-------- Data to use --------

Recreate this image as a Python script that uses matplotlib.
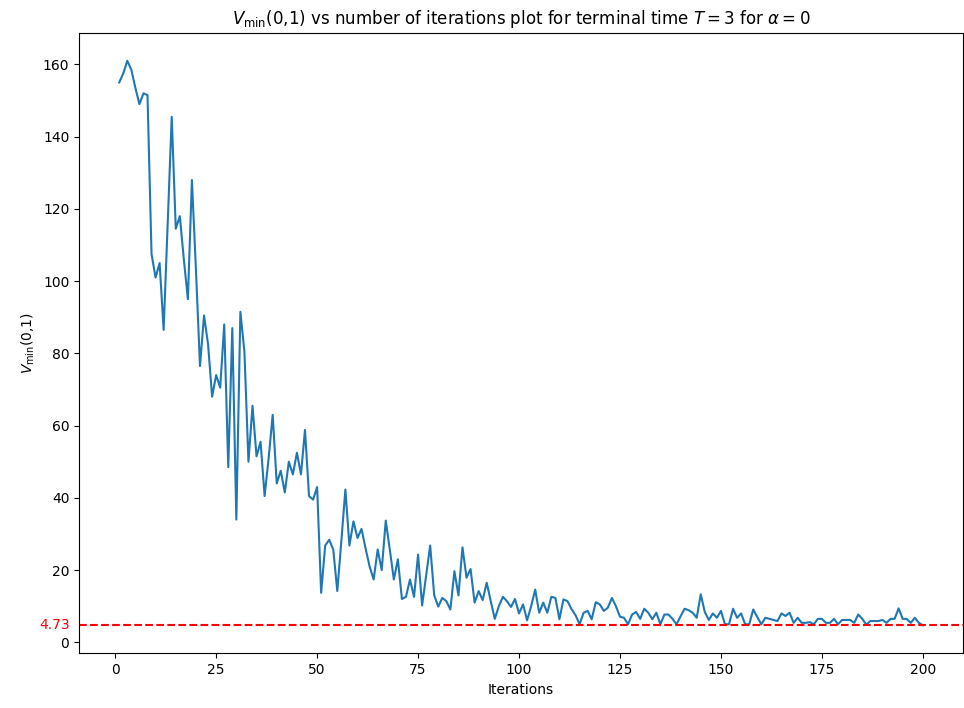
import numpy as np
import matplotlib.pyplot as plt

# V_min(0,1) per iteration
iterations = np.arange(1, 201)
v_min = [
    155, 157.5, 161, 158.5, 153.5, 149, 152, 151.5, 107.5, 101,
    105, 86.5, 116, 145.5, 114.5, 118, 106, 95, 128, 103,
    76.5, 90.5, 82.5, 68, 74, 70.5, 88, 48.5, 87, 34,
    91.5, 80.5, 50, 65.5, 51.5, 55.5, 40.5, 51, 63, 44,
    47.5, 41.5, 50, 46.5, 52.5, 46.5, 58.8, 40.5, 39.5, 43,
    13.7, 26.8, 28.4, 25.7, 14.2, 28, 42.3, 26.8, 33.5, 28.9,
    31.4, 26, 21, 17.4, 25.7, 20, 33.7, 25.7, 17.4, 23,
    12, 12.6, 17.4, 12.6, 24.3, 10.2, 18.5, 26.8, 13, 9.9,
    12.3, 11.4, 9.1, 19.7, 13, 26.3, 17.9, 20.3, 11, 14.2,
    11.7, 16.5, 11.4, 6.5, 10, 12.6, 11.4, 9.8, 12, 8,
    10.5, 6.1, 10, 14.6, 8.2, 11, 8.2, 12.6, 12.3, 6.4,
    11.9, 11.4, 9.2, 7.5, 5.0, 8.2, 8.7, 6.4, 11.1, 10.5,
    8.7, 9.6, 12.3, 10, 7.1, 6.8, 5.0, 7.7, 8.4, 6.5,
    9.3, 8.2, 6.4, 8.2, 5.0, 7.7, 7.7, 6.5, 5.0, 7.2,
    9.3, 8.9, 8.2, 6.8, 13.3, 8.4, 6.2, 8, 6.8, 8.7,
    5.0, 5.0, 9.3, 6.8, 8, 5.0, 5.0, 9.1, 7, 5.0,
    6.8, 6.5, 6.2, 5.9, 8, 7.3, 8.2, 5.4, 6.8, 5.4,
    5.4, 5.6, 5.0, 6.5, 6.5, 5.4, 5.4, 6.5, 5.0, 6.2,
    6.2, 6.2, 5.4, 7.7, 6.5, 4.9, 5.9, 5.9, 5.9, 6.2,
    5.4, 6.5, 6.5, 9.4, 6.5, 6.5, 5.4, 6.8, 5.4, 4.73,
]
best_value = 4.73

fig, ax = plt.subplots(figsize=(9.64, 7.08), dpi=100)
fig.subplots_adjust(left=0.082, right=0.999, top=0.954, bottom=0.077)

ax.plot(iterations, v_min, color="#1f77b4", linewidth=1.5)
ax.axhline(best_value, color="red", linestyle="--", linewidth=1.5)
ax.text(-0.01, best_value, f"{best_value:.2f}", color="red", fontsize=10,
        ha="right", va="center", transform=ax.get_yaxis_transform())

ax.set_title(r"$V_{\min}$(0,1) vs number of iterations plot for terminal time $T=3$ for $\alpha=0$",
             fontsize=12)
ax.set_xlabel("Iterations")
ax.set_ylabel(r"$V_{\min}$(0,1)")

fig.savefig("out.png", dpi=100)
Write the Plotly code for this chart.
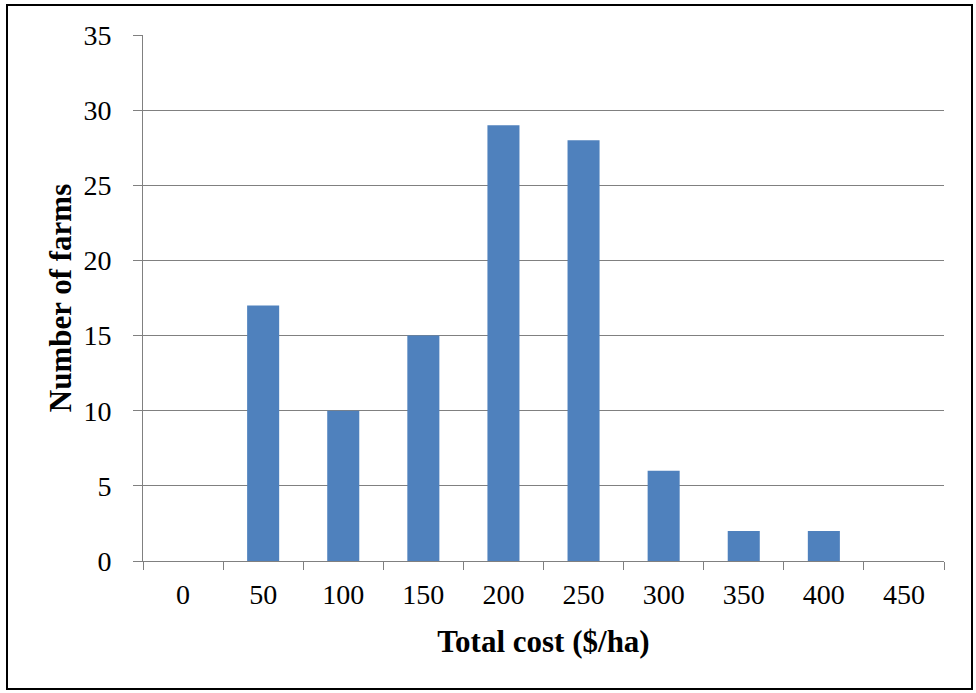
import plotly.graph_objects as go

categories = ["0", "50", "100", "150", "200", "250", "300", "350", "400", "450"]
farms = [0, 17, 10, 15, 29, 28, 6, 2, 2, 0]

FONT = "Liberation Serif"
W, H = 976, 693
L, R, T, B = 143, 32, 35, 132
pw, ph = W - L - R, H - T - B

fig = go.Figure(go.Bar(x=categories, y=farms, marker=dict(color="#4F81BD", line=dict(width=0)), width=0.4))

def px_x(x):
    return (x - L) / pw

def px_y(y):
    return (H - B - y) / ph

fig.update_layout(
    width=W, height=H,
    margin=dict(l=L, r=R, t=T, b=B),
    paper_bgcolor="white", plot_bgcolor="white",
    font=dict(family=FONT, size=27, color="black"),
    showlegend=False,
    xaxis=dict(
        type="category", tickson="boundaries", ticks="outside", ticklen=8, tickcolor="#808080",
        showgrid=False, showline=True, linecolor="#808080", linewidth=1,
        tickfont=dict(family=FONT, size=28), ticklabelstandoff=8,
        title=dict(text="<b>Total cost ($/ha)</b>", font=dict(family=FONT, size=31), standoff=21),
        range=[-0.5, 9.5],
    ),
    yaxis=dict(
        range=[0, 35], dtick=5, ticks="outside", ticklen=9, tickcolor="#808080",
        showgrid=True, gridcolor="#808080", gridwidth=1,
        showline=True, linecolor="#808080", linewidth=1, zeroline=False,
        tickfont=dict(family=FONT, size=28), ticklabelstandoff=16,
        title=dict(text="<b>Number of farms</b>", font=dict(family=FONT, size=31), standoff=2),
    ),
    shapes=[dict(type="rect", xref="paper", yref="paper",
                 x0=px_x(7), x1=px_x(972), y0=px_y(689), y1=px_y(5),
                 line=dict(color="black", width=2), fillcolor="rgba(0,0,0,0)", layer="above")],
)

fig.write_html("out.html")
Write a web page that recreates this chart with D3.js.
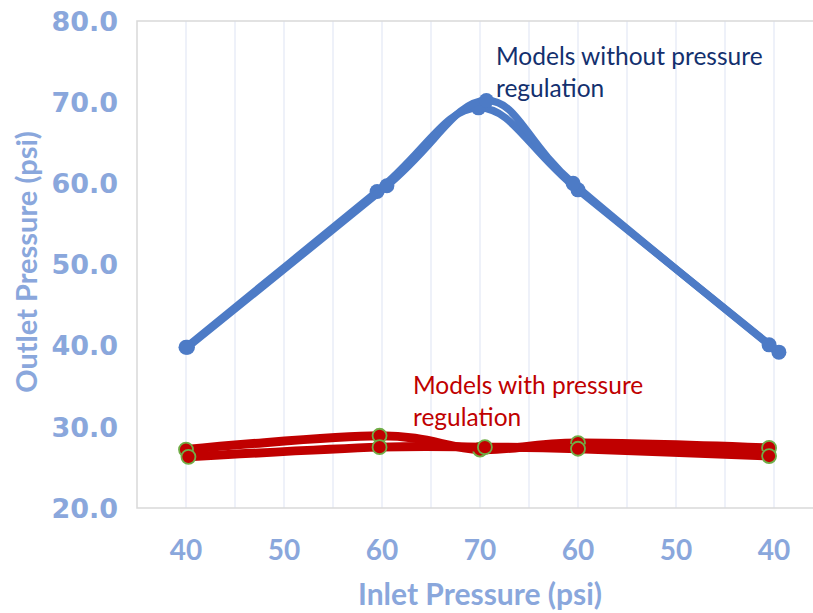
<!DOCTYPE html>
<html>
<head>
<meta charset="utf-8">
<script src="https://cdn.jsdelivr.net/npm/d3@7"></script>
<style>
  body { margin: 0; background: #fff; }
  svg { display: block; }
</style>
</head>
<body>
<div id="chart"></div>
<script>
// x positions are slots on the category axis, labels map to inlet pressure
const xTickPos = [1, 3, 5, 7, 9, 11, 13];
const xTickLabels = ['40', '50', '60', '70', '60', '50', '40'];
const xGrid = [1, 2, 3, 4, 5, 6, 7, 8, 9, 10, 11, 12, 13];
const yTicks = [20, 30, 40, 50, 60, 70, 80];

// models without pressure regulation
const noRegA = [[1.0, 39.8], [4.9, 59.0], [6.97, 69.3], [9.0, 59.2], [13.1, 39.2]];
const noRegB = [[1.03, 39.8], [5.1, 59.7], [7.13, 70.2], [8.9, 60.0], [12.9, 40.1]];

// models with pressure regulation
const regA = [[1.0, 27.2], [4.95, 28.9], [7.0, 27.2], [9.0, 28.0], [12.9, 27.4]];
const regB = [[1.05, 26.3], [4.95, 27.5], [7.1, 27.5], [9.0, 27.3], [12.9, 26.4]];

const width = 813;
const height = 613;
const plot = { left: 137, top: 21, right: 823, bottom: 508 };

const svg = d3
  .select('#chart')
  .append('svg')
  .attr('width', width)
  .attr('height', height);

const x = d3.scaleLinear().domain([0, 14]).range([plot.left, plot.right]);
const y = d3.scaleLinear().domain([20, 80]).range([plot.bottom, plot.top]);

const tickColor = '#8aa7dc';

// vertical gridlines
svg
  .append('g')
  .selectAll('line')
  .data(xGrid)
  .enter()
  .append('line')
  .attr('x1', d => x(d))
  .attr('x2', d => x(d))
  .attr('y1', plot.top)
  .attr('y2', plot.bottom)
  .attr('stroke', '#e8edf7')
  .attr('stroke-width', 1.5);

// plot area border
svg
  .append('rect')
  .attr('x', plot.left)
  .attr('y', plot.top)
  .attr('width', plot.right - plot.left)
  .attr('height', plot.bottom - plot.top)
  .attr('fill', 'none')
  .attr('stroke', '#d9d9d9')
  .attr('stroke-width', 1.5);

// y tick labels
svg
  .append('g')
  .selectAll('text')
  .data(yTicks)
  .enter()
  .append('text')
  .attr('x', 118)
  .attr('y', d => y(d))
  .attr('dy', '0.36em')
  .attr('text-anchor', 'end')
  .attr('font-family', 'DejaVu Sans')
  .attr('font-weight', 'bold')
  .attr('font-size', 27)
  .attr('fill', tickColor)
  .text(d => d.toFixed(1));

// x tick labels
svg
  .append('g')
  .selectAll('text')
  .data(xTickPos)
  .enter()
  .append('text')
  .attr('x', d => x(d))
  .attr('y', 560)
  .attr('text-anchor', 'middle')
  .attr('font-family', 'Lato')
  .attr('font-weight', 'bold')
  .attr('font-size', 28)
  .attr('fill', tickColor)
  .text((d, i) => xTickLabels[i]);

// axis titles
svg
  .append('text')
  .attr('x', (plot.left + plot.right) / 2)
  .attr('y', 605)
  .attr('text-anchor', 'middle')
  .attr('font-family', 'Lato')
  .attr('font-weight', 'bold')
  .attr('font-size', 30)
  .attr('fill', tickColor)
  .text('Inlet Pressure (psi)');

svg
  .append('text')
  .attr('transform', 'translate(37,262) rotate(-90)')
  .attr('text-anchor', 'middle')
  .attr('font-family', 'Lato')
  .attr('font-weight', 'bold')
  .attr('font-size', 29)
  .attr('fill', tickColor)
  .text('Outlet Pressure (psi)');

const line = d3
  .line()
  .x(d => x(d[0]))
  .y(d => y(d[1]))
  .curve(d3.curveCardinal.tension(0));

function drawSeries(data, color, lineWidth, markerR, markerStroke) {
  svg
    .append('path')
    .datum(data)
    .attr('fill', 'none')
    .attr('stroke', color)
    .attr('stroke-width', lineWidth)
    .attr('stroke-linejoin', 'round')
    .attr('d', line);

  svg
    .append('g')
    .selectAll('circle')
    .data(data)
    .enter()
    .append('circle')
    .attr('cx', d => x(d[0]))
    .attr('cy', d => y(d[1]))
    .attr('r', markerR)
    .attr('fill', color)
    .attr('stroke', markerStroke || 'none')
    .attr('stroke-width', 1.8);
}

drawSeries(noRegA, '#4d7bc6', 7.5, 7.5);
drawSeries(noRegB, '#4d7bc6', 7.5, 7.5);
drawSeries(regA, '#c00000', 9, 7, '#70ad47');
drawSeries(regB, '#c00000', 9, 7, '#70ad47');

// annotations
const notes = [
  { lines: ['Models without pressure', 'regulation'], x: 496, y: 65, color: '#13306e' },
  { lines: ['Models with pressure', 'regulation'], x: 413, y: 394, color: '#c00000' },
];

notes.forEach(n => {
  const t = svg
    .append('text')
    .attr('x', n.x)
    .attr('y', n.y)
    .attr('font-family', 'Lato')
    .attr('font-size', 24.5)
    .attr('fill', n.color);
  n.lines.forEach((s, i) => {
    t.append('tspan')
      .attr('x', n.x)
      .attr('dy', i === 0 ? 0 : 32)
      .text(s);
  });
});
</script>
</body>
</html>
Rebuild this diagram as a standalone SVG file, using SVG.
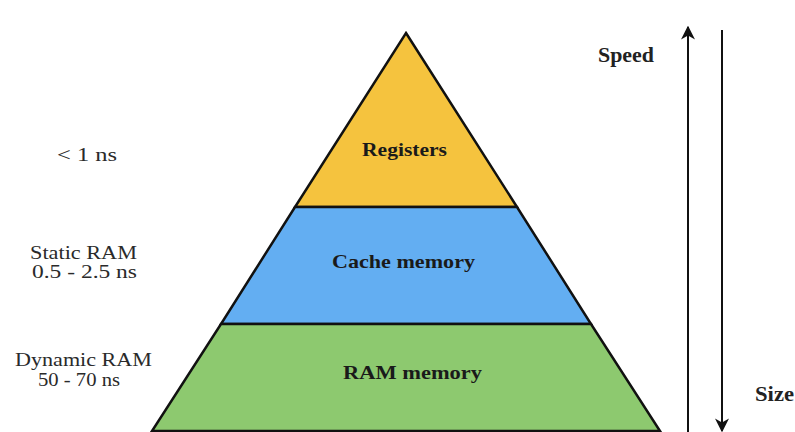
<svg xmlns="http://www.w3.org/2000/svg" width="795" height="432" viewBox="0 0 795 432">
  <style>
    .band { stroke: #111; stroke-width: 2.5; stroke-linejoin: miter; }
    .lbl { font-family: "Liberation Serif", "DejaVu Serif", "Times New Roman", serif; font-size: 19px; fill: #2a2a2a; text-anchor: middle; }
    .in { font-weight: bold; fill: #1a1a1a; }
    .axis { font-family: "Liberation Serif", "DejaVu Serif", serif; font-size: 20px; font-weight: bold; fill: #222; }
    .arr { stroke: #111; stroke-width: 2; fill: none; }
  </style>
  <defs>
    <marker id="head" viewBox="0 0 10 10" refX="9" refY="5" markerWidth="7" markerHeight="7" orient="auto">
      <path d="M0,0 L10,5 L0,10 L3,5 Z" fill="#111"/>
    </marker>
  </defs>
  <rect width="795" height="432" fill="#ffffff"/>

  <!-- pyramid levels -->
  <g id="registers">
    <polygon class="band" points="406,33 517,207 295,207" fill="#F5C33E"/>
    <text class="lbl in" x="404.5" y="156" textLength="85" lengthAdjust="spacingAndGlyphs">Registers</text>
  </g>
  <g id="cache">
    <polygon class="band" points="295,207 517,207 591,324 221,324" fill="#63AEF2"/>
    <text class="lbl in" x="403.5" y="268" textLength="143" lengthAdjust="spacingAndGlyphs">Cache memory</text>
  </g>
  <g id="ram">
    <polygon class="band" points="221,324 591,324 660,431 152,431" fill="#8DC96F"/>
    <text class="lbl in" x="412.5" y="379" textLength="139" lengthAdjust="spacingAndGlyphs">RAM memory</text>
  </g>

  <!-- access time labels -->
  <g id="t-registers">
    <text class="lbl" x="87" y="161" textLength="60" lengthAdjust="spacingAndGlyphs">&lt; 1 ns</text>
  </g>
  <g id="t-static">
    <text class="lbl" x="83.5" y="259" textLength="107" lengthAdjust="spacingAndGlyphs">Static RAM</text>
    <text class="lbl" x="84.5" y="278" textLength="105" lengthAdjust="spacingAndGlyphs">0.5 - 2.5 ns</text>
  </g>
  <g id="t-dynamic">
    <text class="lbl" x="83.5" y="366" textLength="137" lengthAdjust="spacingAndGlyphs">Dynamic RAM</text>
    <text class="lbl" x="79" y="386" textLength="82" lengthAdjust="spacingAndGlyphs">50 - 70 ns</text>
  </g>

  <!-- speed / size axes -->
  <g id="connectors">
    <line class="arr" x1="688" y1="432" x2="688" y2="27" marker-end="url(#head)"/>
    <line class="arr" x1="722" y1="30" x2="722" y2="431" marker-end="url(#head)"/>
  </g>
  <g id="speed">
    <text class="axis" x="598" y="62" textLength="56" lengthAdjust="spacingAndGlyphs">Speed</text>
  </g>
  <g id="size">
    <text class="axis" x="755" y="401" textLength="39" lengthAdjust="spacingAndGlyphs">Size</text>
  </g>
</svg>
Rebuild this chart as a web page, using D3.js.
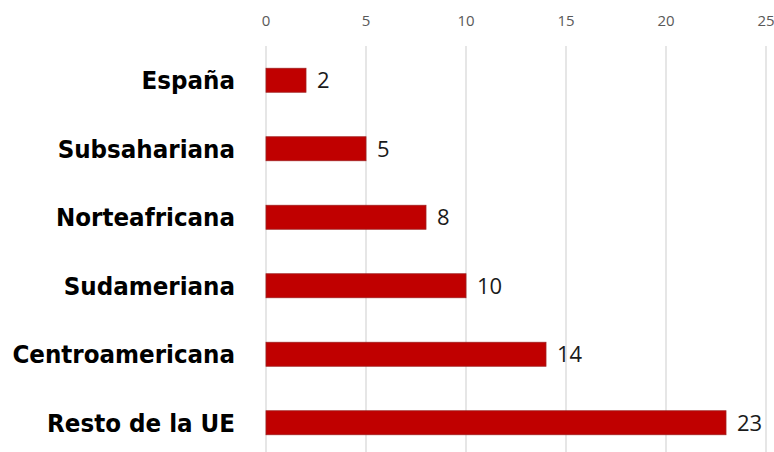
<!DOCTYPE html>
<html>
<head>
<meta charset="utf-8">
<script src="https://cdn.jsdelivr.net/npm/d3@7"></script>
<style>
  body { margin: 0; background: #fff; }
  svg { display: block; }
</style>
</head>
<body>
<svg id="chart"></svg>
<script>
const categories = ['España', 'Subsahariana', 'Norteafricana', 'Sudameriana', 'Centroamericana', 'Resto de la UE']
const values = [2, 5, 8, 10, 14, 23]
const tickValues = [0, 5, 10, 15, 20, 25]

const width = 774, height = 452

const svg = d3.select('#chart')
    .attr('width', width)
    .attr('height', height)

const x = d3.scaleLinear().domain([0, 25]).range([266, 766])
const y = d3.scaleBand()
    .domain(categories)
    .range([46, 457])
    .paddingInner(0.65)
    .paddingOuter(0.325)

// gridlines
svg.append('g')
    .selectAll('line')
    .data(tickValues)
    .join('line')
        .attr('x1', d => x(d)).attr('x2', d => x(d))
        .attr('y1', 46).attr('y2', height)
        .style('stroke', '#d9d9d9')
        .style('stroke-width', 1.3)

// top axis labels
svg.append('g')
    .selectAll('text')
    .data(tickValues)
    .join('text')
        .attr('x', d => x(d))
        .attr('y', 26)
        .attr('text-anchor', 'middle')
        .attr('font-family', 'Open Sans, sans-serif')
        .attr('font-size', 15)
        .style('fill', '#595959')
        .text(d => d)

// bars
svg.append('g')
    .selectAll('rect')
    .data(values)
    .join('rect')
        .attr('x', x(0))
        .attr('y', (d, i) => y(categories[i]))
        .attr('width', d => x(d) - x(0))
        .attr('height', y.bandwidth())
        .style('fill', '#c00000')
        .style('stroke', '#a02020')
        .style('stroke-width', 0.8)

// value labels
svg.append('g')
    .selectAll('text')
    .data(values)
    .join('text')
        .attr('x', d => x(d) + 11)
        .attr('y', (d, i) => y(categories[i]) + y.bandwidth() / 2)
        .attr('dy', '0.36em')
        .attr('font-family', 'Open Sans, sans-serif')
        .attr('font-size', 22)
        .style('fill', '#1a1a1a')
        .text(d => d)

// category labels
svg.append('g')
    .selectAll('text')
    .data(categories)
    .join('text')
        .attr('x', 235)
        .attr('y', d => y(d) + y.bandwidth() / 2)
        .attr('dy', '0.36em')
        .attr('text-anchor', 'end')
        .attr('font-family', '"DejaVu Sans Condensed", "DejaVu Sans", sans-serif')
        .attr('font-weight', 'bold')
        .attr('font-stretch', 'condensed')
        .attr('font-size', 25.6)
        .style('fill', '#000')
        .text(d => d)
</script>
</body>
</html>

--------

Print the line above containing "Write a web", the line containing "27.3], [12.9, 26.4]];", and everything between them, exactly as written. Pictures stay out.

Write a web page that recreates this chart with D3.js.
<!DOCTYPE html>
<html>
<head>
<meta charset="utf-8">
<script src="https://cdn.jsdelivr.net/npm/d3@7"></script>
<style>
  body { margin: 0; background: #fff; }
  svg { display: block; }
</style>
</head>
<body>
<div id="chart"></div>
<script>
// x positions are slots on the category axis, labels map to inlet pressure
const xTickPos = [1, 3, 5, 7, 9, 11, 13];
const xTickLabels = ['40', '50', '60', '70', '60', '50', '40'];
const xGrid = [1, 2, 3, 4, 5, 6, 7, 8, 9, 10, 11, 12, 13];
const yTicks = [20, 30, 40, 50, 60, 70, 80];

// models without pressure regulation
const noRegA = [[1.0, 39.8], [4.9, 59.0], [6.97, 69.3], [9.0, 59.2], [13.1, 39.2]];
const noRegB = [[1.03, 39.8], [5.1, 59.7], [7.13, 70.2], [8.9, 60.0], [12.9, 40.1]];

// models with pressure regulation
const regA = [[1.0, 27.2], [4.95, 28.9], [7.0, 27.2], [9.0, 28.0], [12.9, 27.4]];
const regB = [[1.05, 26.3], [4.95, 27.5], [7.1, 27.5], [9.0, 27.3], [12.9, 26.4]];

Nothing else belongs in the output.